• [DATASET SECTION]
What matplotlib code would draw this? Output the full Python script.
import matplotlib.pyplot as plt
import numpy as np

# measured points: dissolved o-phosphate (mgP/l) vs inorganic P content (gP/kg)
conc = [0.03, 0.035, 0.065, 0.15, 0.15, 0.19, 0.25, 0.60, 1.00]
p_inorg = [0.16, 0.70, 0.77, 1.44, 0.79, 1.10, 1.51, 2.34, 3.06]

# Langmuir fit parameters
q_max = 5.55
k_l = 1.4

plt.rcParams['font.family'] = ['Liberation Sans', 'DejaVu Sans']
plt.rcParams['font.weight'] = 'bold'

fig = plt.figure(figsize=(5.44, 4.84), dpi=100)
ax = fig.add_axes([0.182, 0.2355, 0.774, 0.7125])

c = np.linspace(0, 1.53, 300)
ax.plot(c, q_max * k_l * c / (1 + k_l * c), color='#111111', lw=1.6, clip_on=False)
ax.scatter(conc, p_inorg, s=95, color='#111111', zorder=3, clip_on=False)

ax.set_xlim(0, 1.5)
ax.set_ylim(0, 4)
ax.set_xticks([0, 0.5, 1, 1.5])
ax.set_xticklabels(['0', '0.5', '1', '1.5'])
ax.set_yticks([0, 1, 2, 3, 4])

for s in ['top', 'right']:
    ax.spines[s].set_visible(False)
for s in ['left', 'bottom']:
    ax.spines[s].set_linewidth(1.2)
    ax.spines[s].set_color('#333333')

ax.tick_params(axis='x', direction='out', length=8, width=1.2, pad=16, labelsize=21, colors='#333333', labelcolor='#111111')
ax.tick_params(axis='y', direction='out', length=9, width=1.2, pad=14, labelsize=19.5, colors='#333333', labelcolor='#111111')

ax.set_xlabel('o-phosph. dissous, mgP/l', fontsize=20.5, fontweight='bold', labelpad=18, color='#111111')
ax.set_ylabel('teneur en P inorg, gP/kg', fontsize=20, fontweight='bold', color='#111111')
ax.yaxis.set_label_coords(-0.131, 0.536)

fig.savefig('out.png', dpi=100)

• [EXERCISE]
Print the material once more, exactly.

• [SOLUTION TO THIS TASK]
What matplotlib code would draw this? Output the full Python script.
import matplotlib.pyplot as plt
import numpy as np

# measured points: dissolved o-phosphate (mgP/l) vs inorganic P content (gP/kg)
conc = [0.03, 0.035, 0.065, 0.15, 0.15, 0.19, 0.25, 0.60, 1.00]
p_inorg = [0.16, 0.70, 0.77, 1.44, 0.79, 1.10, 1.51, 2.34, 3.06]

# Langmuir fit parameters
q_max = 5.55
k_l = 1.4

plt.rcParams['font.family'] = ['Liberation Sans', 'DejaVu Sans']
plt.rcParams['font.weight'] = 'bold'

fig = plt.figure(figsize=(5.44, 4.84), dpi=100)
ax = fig.add_axes([0.182, 0.2355, 0.774, 0.7125])

c = np.linspace(0, 1.53, 300)
ax.plot(c, q_max * k_l * c / (1 + k_l * c), color='#111111', lw=1.6, clip_on=False)
ax.scatter(conc, p_inorg, s=95, color='#111111', zorder=3, clip_on=False)

ax.set_xlim(0, 1.5)
ax.set_ylim(0, 4)
ax.set_xticks([0, 0.5, 1, 1.5])
ax.set_xticklabels(['0', '0.5', '1', '1.5'])
ax.set_yticks([0, 1, 2, 3, 4])

for s in ['top', 'right']:
    ax.spines[s].set_visible(False)
for s in ['left', 'bottom']:
    ax.spines[s].set_linewidth(1.2)
    ax.spines[s].set_color('#333333')

ax.tick_params(axis='x', direction='out', length=8, width=1.2, pad=16, labelsize=21, colors='#333333', labelcolor='#111111')
ax.tick_params(axis='y', direction='out', length=9, width=1.2, pad=14, labelsize=19.5, colors='#333333', labelcolor='#111111')

ax.set_xlabel('o-phosph. dissous, mgP/l', fontsize=20.5, fontweight='bold', labelpad=18, color='#111111')
ax.set_ylabel('teneur en P inorg, gP/kg', fontsize=20, fontweight='bold', color='#111111')
ax.yaxis.set_label_coords(-0.131, 0.536)

fig.savefig('out.png', dpi=100)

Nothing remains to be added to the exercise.